# [Written instruction]
The records below must be written out exactly, with every picture left behind.

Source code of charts
━━━━━━━━━━━━━━━━━━━━━━━━━━━━━━

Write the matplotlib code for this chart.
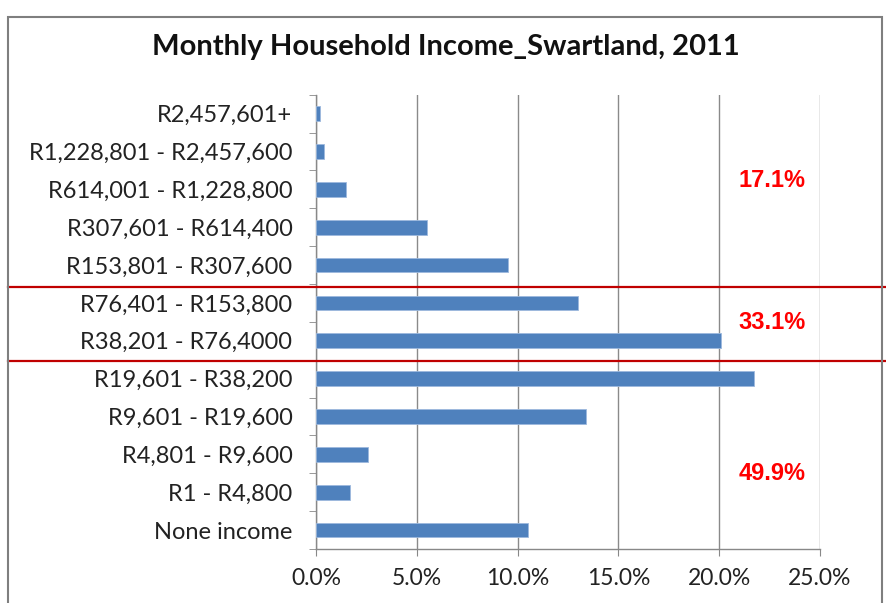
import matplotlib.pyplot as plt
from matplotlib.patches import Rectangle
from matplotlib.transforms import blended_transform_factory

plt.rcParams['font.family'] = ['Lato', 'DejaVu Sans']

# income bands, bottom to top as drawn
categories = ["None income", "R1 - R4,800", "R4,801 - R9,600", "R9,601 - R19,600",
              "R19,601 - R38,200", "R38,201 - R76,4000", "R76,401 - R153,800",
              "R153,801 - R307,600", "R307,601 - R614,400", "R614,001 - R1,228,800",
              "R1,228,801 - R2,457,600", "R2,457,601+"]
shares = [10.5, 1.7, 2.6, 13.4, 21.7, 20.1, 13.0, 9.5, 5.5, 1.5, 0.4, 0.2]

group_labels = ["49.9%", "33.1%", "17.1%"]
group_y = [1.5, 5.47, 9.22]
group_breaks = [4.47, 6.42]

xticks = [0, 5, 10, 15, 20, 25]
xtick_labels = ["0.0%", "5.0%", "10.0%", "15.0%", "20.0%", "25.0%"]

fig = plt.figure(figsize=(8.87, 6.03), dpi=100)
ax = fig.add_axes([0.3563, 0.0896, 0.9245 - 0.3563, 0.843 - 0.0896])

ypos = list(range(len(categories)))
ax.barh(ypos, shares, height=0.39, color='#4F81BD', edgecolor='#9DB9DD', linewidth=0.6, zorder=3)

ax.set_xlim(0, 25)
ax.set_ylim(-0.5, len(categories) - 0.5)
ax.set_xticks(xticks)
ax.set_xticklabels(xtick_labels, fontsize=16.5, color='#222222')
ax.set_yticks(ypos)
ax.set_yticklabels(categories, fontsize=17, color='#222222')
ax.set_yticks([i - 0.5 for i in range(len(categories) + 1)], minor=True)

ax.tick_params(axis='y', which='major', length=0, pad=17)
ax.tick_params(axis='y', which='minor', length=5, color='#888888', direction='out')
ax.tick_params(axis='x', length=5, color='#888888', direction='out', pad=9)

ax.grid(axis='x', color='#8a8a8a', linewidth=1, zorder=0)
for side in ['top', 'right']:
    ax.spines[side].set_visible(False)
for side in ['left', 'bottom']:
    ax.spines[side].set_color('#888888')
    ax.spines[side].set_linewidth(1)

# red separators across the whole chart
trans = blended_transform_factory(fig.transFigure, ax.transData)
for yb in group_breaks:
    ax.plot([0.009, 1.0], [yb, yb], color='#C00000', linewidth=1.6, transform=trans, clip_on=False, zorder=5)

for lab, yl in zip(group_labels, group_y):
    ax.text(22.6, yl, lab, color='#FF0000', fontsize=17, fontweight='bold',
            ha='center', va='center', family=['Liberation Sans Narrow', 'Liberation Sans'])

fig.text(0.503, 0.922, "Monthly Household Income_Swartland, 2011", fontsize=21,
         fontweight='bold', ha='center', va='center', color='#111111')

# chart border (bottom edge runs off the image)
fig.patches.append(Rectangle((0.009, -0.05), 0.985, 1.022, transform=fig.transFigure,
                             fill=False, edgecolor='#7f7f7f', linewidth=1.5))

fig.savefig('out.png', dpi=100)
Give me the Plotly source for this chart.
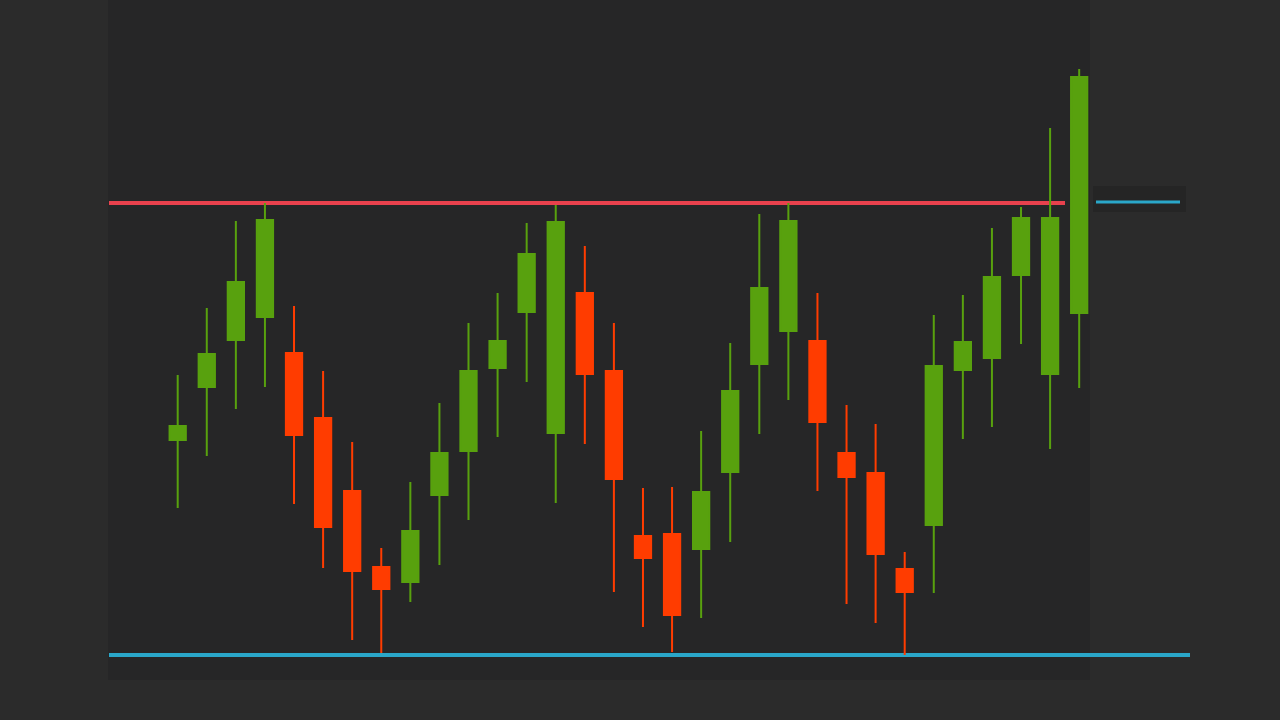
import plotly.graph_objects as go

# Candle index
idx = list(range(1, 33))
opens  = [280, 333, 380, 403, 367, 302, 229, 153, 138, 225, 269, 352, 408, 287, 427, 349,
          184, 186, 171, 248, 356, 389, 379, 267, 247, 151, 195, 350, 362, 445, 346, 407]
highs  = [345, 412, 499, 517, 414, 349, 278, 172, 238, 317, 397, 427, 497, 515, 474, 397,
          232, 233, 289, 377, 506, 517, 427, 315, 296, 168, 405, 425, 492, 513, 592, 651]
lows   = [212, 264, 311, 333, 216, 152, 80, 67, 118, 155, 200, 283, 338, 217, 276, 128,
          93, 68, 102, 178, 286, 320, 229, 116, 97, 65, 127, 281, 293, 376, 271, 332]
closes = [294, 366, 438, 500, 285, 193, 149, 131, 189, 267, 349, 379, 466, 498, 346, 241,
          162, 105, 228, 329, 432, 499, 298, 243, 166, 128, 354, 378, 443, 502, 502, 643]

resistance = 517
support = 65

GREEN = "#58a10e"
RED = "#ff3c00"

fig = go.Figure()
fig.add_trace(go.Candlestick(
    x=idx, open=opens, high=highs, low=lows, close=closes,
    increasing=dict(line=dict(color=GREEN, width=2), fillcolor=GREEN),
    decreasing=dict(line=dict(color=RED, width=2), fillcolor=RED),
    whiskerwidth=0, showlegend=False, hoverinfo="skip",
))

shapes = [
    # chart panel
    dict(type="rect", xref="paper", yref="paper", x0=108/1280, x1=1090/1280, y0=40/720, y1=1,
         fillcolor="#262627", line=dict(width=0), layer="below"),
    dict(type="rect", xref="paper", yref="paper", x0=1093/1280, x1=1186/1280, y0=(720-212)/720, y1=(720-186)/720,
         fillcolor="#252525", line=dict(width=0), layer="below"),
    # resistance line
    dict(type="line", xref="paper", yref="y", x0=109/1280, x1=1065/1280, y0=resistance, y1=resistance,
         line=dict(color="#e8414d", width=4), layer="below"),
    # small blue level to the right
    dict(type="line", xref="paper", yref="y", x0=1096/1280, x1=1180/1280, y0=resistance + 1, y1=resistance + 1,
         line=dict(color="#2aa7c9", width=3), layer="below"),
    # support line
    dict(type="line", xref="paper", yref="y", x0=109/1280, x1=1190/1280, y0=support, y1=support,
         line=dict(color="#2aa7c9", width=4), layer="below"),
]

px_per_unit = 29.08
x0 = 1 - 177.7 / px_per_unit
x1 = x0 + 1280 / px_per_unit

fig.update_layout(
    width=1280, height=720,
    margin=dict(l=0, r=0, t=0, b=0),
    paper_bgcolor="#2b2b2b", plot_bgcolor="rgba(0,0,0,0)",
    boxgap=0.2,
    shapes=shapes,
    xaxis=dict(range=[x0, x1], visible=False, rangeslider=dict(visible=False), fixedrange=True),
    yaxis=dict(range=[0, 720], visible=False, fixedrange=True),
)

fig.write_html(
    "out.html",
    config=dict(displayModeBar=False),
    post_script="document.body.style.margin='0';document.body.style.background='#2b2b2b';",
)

━━━━━━━━━━━━━━━━━━━━━━━━━━━━━━

# [Reply to the exercise]
Write the matplotlib code for this chart.
import matplotlib.pyplot as plt
from matplotlib.patches import Rectangle
from matplotlib.transforms import blended_transform_factory

plt.rcParams['font.family'] = ['Lato', 'DejaVu Sans']

# income bands, bottom to top as drawn
categories = ["None income", "R1 - R4,800", "R4,801 - R9,600", "R9,601 - R19,600",
              "R19,601 - R38,200", "R38,201 - R76,4000", "R76,401 - R153,800",
              "R153,801 - R307,600", "R307,601 - R614,400", "R614,001 - R1,228,800",
              "R1,228,801 - R2,457,600", "R2,457,601+"]
shares = [10.5, 1.7, 2.6, 13.4, 21.7, 20.1, 13.0, 9.5, 5.5, 1.5, 0.4, 0.2]

group_labels = ["49.9%", "33.1%", "17.1%"]
group_y = [1.5, 5.47, 9.22]
group_breaks = [4.47, 6.42]

xticks = [0, 5, 10, 15, 20, 25]
xtick_labels = ["0.0%", "5.0%", "10.0%", "15.0%", "20.0%", "25.0%"]

fig = plt.figure(figsize=(8.87, 6.03), dpi=100)
ax = fig.add_axes([0.3563, 0.0896, 0.9245 - 0.3563, 0.843 - 0.0896])

ypos = list(range(len(categories)))
ax.barh(ypos, shares, height=0.39, color='#4F81BD', edgecolor='#9DB9DD', linewidth=0.6, zorder=3)

ax.set_xlim(0, 25)
ax.set_ylim(-0.5, len(categories) - 0.5)
ax.set_xticks(xticks)
ax.set_xticklabels(xtick_labels, fontsize=16.5, color='#222222')
ax.set_yticks(ypos)
ax.set_yticklabels(categories, fontsize=17, color='#222222')
ax.set_yticks([i - 0.5 for i in range(len(categories) + 1)], minor=True)

ax.tick_params(axis='y', which='major', length=0, pad=17)
ax.tick_params(axis='y', which='minor', length=5, color='#888888', direction='out')
ax.tick_params(axis='x', length=5, color='#888888', direction='out', pad=9)

ax.grid(axis='x', color='#8a8a8a', linewidth=1, zorder=0)
for side in ['top', 'right']:
    ax.spines[side].set_visible(False)
for side in ['left', 'bottom']:
    ax.spines[side].set_color('#888888')
    ax.spines[side].set_linewidth(1)

# red separators across the whole chart
trans = blended_transform_factory(fig.transFigure, ax.transData)
for yb in group_breaks:
    ax.plot([0.009, 1.0], [yb, yb], color='#C00000', linewidth=1.6, transform=trans, clip_on=False, zorder=5)

for lab, yl in zip(group_labels, group_y):
    ax.text(22.6, yl, lab, color='#FF0000', fontsize=17, fontweight='bold',
            ha='center', va='center', family=['Liberation Sans Narrow', 'Liberation Sans'])

fig.text(0.503, 0.922, "Monthly Household Income_Swartland, 2011", fontsize=21,
         fontweight='bold', ha='center', va='center', color='#111111')

# chart border (bottom edge runs off the image)
fig.patches.append(Rectangle((0.009, -0.05), 0.985, 1.022, transform=fig.transFigure,
                             fill=False, edgecolor='#7f7f7f', linewidth=1.5))

fig.savefig('out.png', dpi=100)
Give me the Plotly source for this chart.
import plotly.graph_objects as go

# Candle index
idx = list(range(1, 33))
opens  = [280, 333, 380, 403, 367, 302, 229, 153, 138, 225, 269, 352, 408, 287, 427, 349,
          184, 186, 171, 248, 356, 389, 379, 267, 247, 151, 195, 350, 362, 445, 346, 407]
highs  = [345, 412, 499, 517, 414, 349, 278, 172, 238, 317, 397, 427, 497, 515, 474, 397,
          232, 233, 289, 377, 506, 517, 427, 315, 296, 168, 405, 425, 492, 513, 592, 651]
lows   = [212, 264, 311, 333, 216, 152, 80, 67, 118, 155, 200, 283, 338, 217, 276, 128,
          93, 68, 102, 178, 286, 320, 229, 116, 97, 65, 127, 281, 293, 376, 271, 332]
closes = [294, 366, 438, 500, 285, 193, 149, 131, 189, 267, 349, 379, 466, 498, 346, 241,
          162, 105, 228, 329, 432, 499, 298, 243, 166, 128, 354, 378, 443, 502, 502, 643]

resistance = 517
support = 65

GREEN = "#58a10e"
RED = "#ff3c00"

fig = go.Figure()
fig.add_trace(go.Candlestick(
    x=idx, open=opens, high=highs, low=lows, close=closes,
    increasing=dict(line=dict(color=GREEN, width=2), fillcolor=GREEN),
    decreasing=dict(line=dict(color=RED, width=2), fillcolor=RED),
    whiskerwidth=0, showlegend=False, hoverinfo="skip",
))

shapes = [
    # chart panel
    dict(type="rect", xref="paper", yref="paper", x0=108/1280, x1=1090/1280, y0=40/720, y1=1,
         fillcolor="#262627", line=dict(width=0), layer="below"),
    dict(type="rect", xref="paper", yref="paper", x0=1093/1280, x1=1186/1280, y0=(720-212)/720, y1=(720-186)/720,
         fillcolor="#252525", line=dict(width=0), layer="below"),
    # resistance line
    dict(type="line", xref="paper", yref="y", x0=109/1280, x1=1065/1280, y0=resistance, y1=resistance,
         line=dict(color="#e8414d", width=4), layer="below"),
    # small blue level to the right
    dict(type="line", xref="paper", yref="y", x0=1096/1280, x1=1180/1280, y0=resistance + 1, y1=resistance + 1,
         line=dict(color="#2aa7c9", width=3), layer="below"),
    # support line
    dict(type="line", xref="paper", yref="y", x0=109/1280, x1=1190/1280, y0=support, y1=support,
         line=dict(color="#2aa7c9", width=4), layer="below"),
]

px_per_unit = 29.08
x0 = 1 - 177.7 / px_per_unit
x1 = x0 + 1280 / px_per_unit

fig.update_layout(
    width=1280, height=720,
    margin=dict(l=0, r=0, t=0, b=0),
    paper_bgcolor="#2b2b2b", plot_bgcolor="rgba(0,0,0,0)",
    boxgap=0.2,
    shapes=shapes,
    xaxis=dict(range=[x0, x1], visible=False, rangeslider=dict(visible=False), fixedrange=True),
    yaxis=dict(range=[0, 720], visible=False, fixedrange=True),
)

fig.write_html(
    "out.html",
    config=dict(displayModeBar=False),
    post_script="document.body.style.margin='0';document.body.style.background='#2b2b2b';",
)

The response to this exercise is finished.